Requirement:
Skip all pictures, then print the remaining material exactly.

------------------------

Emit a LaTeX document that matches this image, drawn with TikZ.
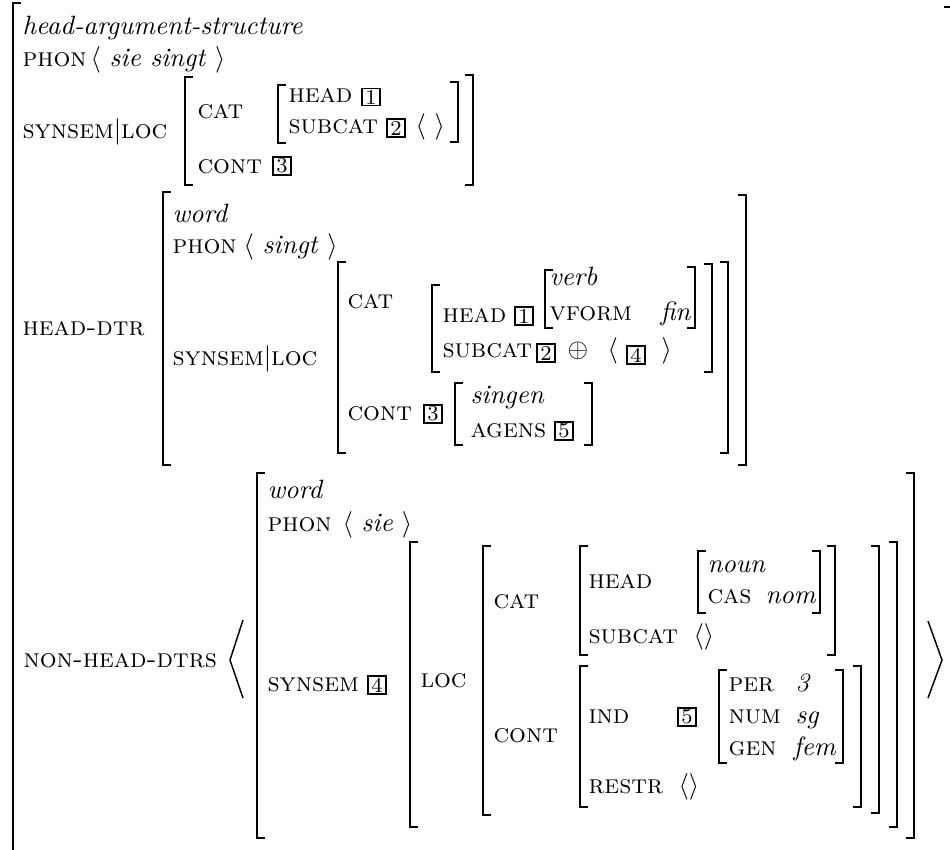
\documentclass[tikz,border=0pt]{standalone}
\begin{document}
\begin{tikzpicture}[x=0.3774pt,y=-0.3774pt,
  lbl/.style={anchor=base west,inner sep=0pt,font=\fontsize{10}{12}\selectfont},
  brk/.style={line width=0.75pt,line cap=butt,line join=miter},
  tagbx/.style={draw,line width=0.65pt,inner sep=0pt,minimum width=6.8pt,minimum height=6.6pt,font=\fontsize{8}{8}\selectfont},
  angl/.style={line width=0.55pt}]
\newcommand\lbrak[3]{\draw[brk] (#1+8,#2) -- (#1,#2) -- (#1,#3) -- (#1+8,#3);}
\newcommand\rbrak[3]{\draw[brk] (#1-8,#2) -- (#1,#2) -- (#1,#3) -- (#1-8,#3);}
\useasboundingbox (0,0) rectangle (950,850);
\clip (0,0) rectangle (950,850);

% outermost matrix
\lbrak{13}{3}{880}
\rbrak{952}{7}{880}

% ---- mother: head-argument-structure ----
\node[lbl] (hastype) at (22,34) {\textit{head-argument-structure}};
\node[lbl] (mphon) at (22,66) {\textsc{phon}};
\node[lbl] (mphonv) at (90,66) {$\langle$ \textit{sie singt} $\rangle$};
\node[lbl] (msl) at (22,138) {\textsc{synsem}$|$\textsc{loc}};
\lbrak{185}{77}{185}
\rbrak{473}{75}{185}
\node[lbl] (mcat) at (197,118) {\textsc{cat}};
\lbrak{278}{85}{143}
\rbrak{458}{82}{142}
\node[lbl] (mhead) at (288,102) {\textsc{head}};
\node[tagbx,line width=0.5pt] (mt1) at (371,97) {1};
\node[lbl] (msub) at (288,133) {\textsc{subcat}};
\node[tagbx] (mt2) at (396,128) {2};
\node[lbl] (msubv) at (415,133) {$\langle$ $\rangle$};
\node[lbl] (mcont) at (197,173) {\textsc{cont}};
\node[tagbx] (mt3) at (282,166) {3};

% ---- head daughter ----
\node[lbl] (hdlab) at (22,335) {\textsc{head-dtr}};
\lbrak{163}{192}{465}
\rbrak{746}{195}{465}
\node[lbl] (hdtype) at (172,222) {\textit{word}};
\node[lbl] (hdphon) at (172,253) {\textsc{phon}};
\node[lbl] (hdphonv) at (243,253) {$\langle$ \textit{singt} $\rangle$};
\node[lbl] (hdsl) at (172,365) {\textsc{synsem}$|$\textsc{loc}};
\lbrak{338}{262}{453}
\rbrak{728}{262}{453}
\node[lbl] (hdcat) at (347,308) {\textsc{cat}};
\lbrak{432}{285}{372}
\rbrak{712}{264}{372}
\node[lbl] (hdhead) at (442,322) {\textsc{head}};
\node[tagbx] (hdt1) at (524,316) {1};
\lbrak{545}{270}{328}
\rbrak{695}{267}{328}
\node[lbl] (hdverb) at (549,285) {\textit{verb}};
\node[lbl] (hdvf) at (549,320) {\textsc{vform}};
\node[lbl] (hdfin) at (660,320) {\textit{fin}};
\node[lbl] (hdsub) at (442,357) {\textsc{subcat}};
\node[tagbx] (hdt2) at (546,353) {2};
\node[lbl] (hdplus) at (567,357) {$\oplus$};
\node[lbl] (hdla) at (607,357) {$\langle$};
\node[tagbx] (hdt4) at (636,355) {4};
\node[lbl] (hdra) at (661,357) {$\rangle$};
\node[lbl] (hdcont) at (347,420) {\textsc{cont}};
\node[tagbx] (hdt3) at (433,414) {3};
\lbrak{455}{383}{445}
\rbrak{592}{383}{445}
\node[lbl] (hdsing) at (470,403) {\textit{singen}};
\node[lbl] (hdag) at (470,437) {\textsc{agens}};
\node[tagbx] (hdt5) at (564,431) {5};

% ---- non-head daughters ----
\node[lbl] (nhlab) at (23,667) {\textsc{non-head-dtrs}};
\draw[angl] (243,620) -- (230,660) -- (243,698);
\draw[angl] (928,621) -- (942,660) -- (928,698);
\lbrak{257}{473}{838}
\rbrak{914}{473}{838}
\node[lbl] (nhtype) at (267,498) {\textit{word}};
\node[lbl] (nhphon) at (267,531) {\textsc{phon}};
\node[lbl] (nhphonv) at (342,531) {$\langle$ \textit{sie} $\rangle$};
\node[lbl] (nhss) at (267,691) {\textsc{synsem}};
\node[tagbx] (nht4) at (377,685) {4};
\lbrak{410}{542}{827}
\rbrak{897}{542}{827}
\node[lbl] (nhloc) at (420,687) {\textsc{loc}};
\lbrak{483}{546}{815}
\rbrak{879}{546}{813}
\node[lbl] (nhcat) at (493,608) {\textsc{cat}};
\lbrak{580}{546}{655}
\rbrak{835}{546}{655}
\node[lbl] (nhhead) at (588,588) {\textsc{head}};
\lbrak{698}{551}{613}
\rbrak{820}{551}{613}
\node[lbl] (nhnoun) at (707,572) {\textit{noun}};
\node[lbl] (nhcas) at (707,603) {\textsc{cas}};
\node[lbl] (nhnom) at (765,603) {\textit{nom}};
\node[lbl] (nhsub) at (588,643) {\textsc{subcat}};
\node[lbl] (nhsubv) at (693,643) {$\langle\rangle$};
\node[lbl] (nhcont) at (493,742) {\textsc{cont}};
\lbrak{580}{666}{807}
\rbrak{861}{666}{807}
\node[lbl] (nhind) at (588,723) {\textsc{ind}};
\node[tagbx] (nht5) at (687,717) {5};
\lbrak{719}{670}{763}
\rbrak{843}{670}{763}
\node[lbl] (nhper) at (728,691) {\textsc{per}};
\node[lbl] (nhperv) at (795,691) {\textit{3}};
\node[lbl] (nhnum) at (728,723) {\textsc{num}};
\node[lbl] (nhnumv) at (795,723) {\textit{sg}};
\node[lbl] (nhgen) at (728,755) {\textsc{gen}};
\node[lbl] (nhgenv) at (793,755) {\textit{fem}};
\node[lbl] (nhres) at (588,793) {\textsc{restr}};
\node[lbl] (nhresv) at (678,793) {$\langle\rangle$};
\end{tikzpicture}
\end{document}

------------------------

Solution to this task:
Emit a LaTeX document that matches this image, drawn with TikZ.
\documentclass[tikz,border=0pt]{standalone}
\begin{document}
\begin{tikzpicture}[x=0.3774pt,y=-0.3774pt,
  lbl/.style={anchor=base west,inner sep=0pt,font=\fontsize{10}{12}\selectfont},
  brk/.style={line width=0.75pt,line cap=butt,line join=miter},
  tagbx/.style={draw,line width=0.65pt,inner sep=0pt,minimum width=6.8pt,minimum height=6.6pt,font=\fontsize{8}{8}\selectfont},
  angl/.style={line width=0.55pt}]
\newcommand\lbrak[3]{\draw[brk] (#1+8,#2) -- (#1,#2) -- (#1,#3) -- (#1+8,#3);}
\newcommand\rbrak[3]{\draw[brk] (#1-8,#2) -- (#1,#2) -- (#1,#3) -- (#1-8,#3);}
\useasboundingbox (0,0) rectangle (950,850);
\clip (0,0) rectangle (950,850);

% outermost matrix
\lbrak{13}{3}{880}
\rbrak{952}{7}{880}

% ---- mother: head-argument-structure ----
\node[lbl] (hastype) at (22,34) {\textit{head-argument-structure}};
\node[lbl] (mphon) at (22,66) {\textsc{phon}};
\node[lbl] (mphonv) at (90,66) {$\langle$ \textit{sie singt} $\rangle$};
\node[lbl] (msl) at (22,138) {\textsc{synsem}$|$\textsc{loc}};
\lbrak{185}{77}{185}
\rbrak{473}{75}{185}
\node[lbl] (mcat) at (197,118) {\textsc{cat}};
\lbrak{278}{85}{143}
\rbrak{458}{82}{142}
\node[lbl] (mhead) at (288,102) {\textsc{head}};
\node[tagbx,line width=0.5pt] (mt1) at (371,97) {1};
\node[lbl] (msub) at (288,133) {\textsc{subcat}};
\node[tagbx] (mt2) at (396,128) {2};
\node[lbl] (msubv) at (415,133) {$\langle$ $\rangle$};
\node[lbl] (mcont) at (197,173) {\textsc{cont}};
\node[tagbx] (mt3) at (282,166) {3};

% ---- head daughter ----
\node[lbl] (hdlab) at (22,335) {\textsc{head-dtr}};
\lbrak{163}{192}{465}
\rbrak{746}{195}{465}
\node[lbl] (hdtype) at (172,222) {\textit{word}};
\node[lbl] (hdphon) at (172,253) {\textsc{phon}};
\node[lbl] (hdphonv) at (243,253) {$\langle$ \textit{singt} $\rangle$};
\node[lbl] (hdsl) at (172,365) {\textsc{synsem}$|$\textsc{loc}};
\lbrak{338}{262}{453}
\rbrak{728}{262}{453}
\node[lbl] (hdcat) at (347,308) {\textsc{cat}};
\lbrak{432}{285}{372}
\rbrak{712}{264}{372}
\node[lbl] (hdhead) at (442,322) {\textsc{head}};
\node[tagbx] (hdt1) at (524,316) {1};
\lbrak{545}{270}{328}
\rbrak{695}{267}{328}
\node[lbl] (hdverb) at (549,285) {\textit{verb}};
\node[lbl] (hdvf) at (549,320) {\textsc{vform}};
\node[lbl] (hdfin) at (660,320) {\textit{fin}};
\node[lbl] (hdsub) at (442,357) {\textsc{subcat}};
\node[tagbx] (hdt2) at (546,353) {2};
\node[lbl] (hdplus) at (567,357) {$\oplus$};
\node[lbl] (hdla) at (607,357) {$\langle$};
\node[tagbx] (hdt4) at (636,355) {4};
\node[lbl] (hdra) at (661,357) {$\rangle$};
\node[lbl] (hdcont) at (347,420) {\textsc{cont}};
\node[tagbx] (hdt3) at (433,414) {3};
\lbrak{455}{383}{445}
\rbrak{592}{383}{445}
\node[lbl] (hdsing) at (470,403) {\textit{singen}};
\node[lbl] (hdag) at (470,437) {\textsc{agens}};
\node[tagbx] (hdt5) at (564,431) {5};

% ---- non-head daughters ----
\node[lbl] (nhlab) at (23,667) {\textsc{non-head-dtrs}};
\draw[angl] (243,620) -- (230,660) -- (243,698);
\draw[angl] (928,621) -- (942,660) -- (928,698);
\lbrak{257}{473}{838}
\rbrak{914}{473}{838}
\node[lbl] (nhtype) at (267,498) {\textit{word}};
\node[lbl] (nhphon) at (267,531) {\textsc{phon}};
\node[lbl] (nhphonv) at (342,531) {$\langle$ \textit{sie} $\rangle$};
\node[lbl] (nhss) at (267,691) {\textsc{synsem}};
\node[tagbx] (nht4) at (377,685) {4};
\lbrak{410}{542}{827}
\rbrak{897}{542}{827}
\node[lbl] (nhloc) at (420,687) {\textsc{loc}};
\lbrak{483}{546}{815}
\rbrak{879}{546}{813}
\node[lbl] (nhcat) at (493,608) {\textsc{cat}};
\lbrak{580}{546}{655}
\rbrak{835}{546}{655}
\node[lbl] (nhhead) at (588,588) {\textsc{head}};
\lbrak{698}{551}{613}
\rbrak{820}{551}{613}
\node[lbl] (nhnoun) at (707,572) {\textit{noun}};
\node[lbl] (nhcas) at (707,603) {\textsc{cas}};
\node[lbl] (nhnom) at (765,603) {\textit{nom}};
\node[lbl] (nhsub) at (588,643) {\textsc{subcat}};
\node[lbl] (nhsubv) at (693,643) {$\langle\rangle$};
\node[lbl] (nhcont) at (493,742) {\textsc{cont}};
\lbrak{580}{666}{807}
\rbrak{861}{666}{807}
\node[lbl] (nhind) at (588,723) {\textsc{ind}};
\node[tagbx] (nht5) at (687,717) {5};
\lbrak{719}{670}{763}
\rbrak{843}{670}{763}
\node[lbl] (nhper) at (728,691) {\textsc{per}};
\node[lbl] (nhperv) at (795,691) {\textit{3}};
\node[lbl] (nhnum) at (728,723) {\textsc{num}};
\node[lbl] (nhnumv) at (795,723) {\textit{sg}};
\node[lbl] (nhgen) at (728,755) {\textsc{gen}};
\node[lbl] (nhgenv) at (793,755) {\textit{fem}};
\node[lbl] (nhres) at (588,793) {\textsc{restr}};
\node[lbl] (nhresv) at (678,793) {$\langle\rangle$};
\end{tikzpicture}
\end{document}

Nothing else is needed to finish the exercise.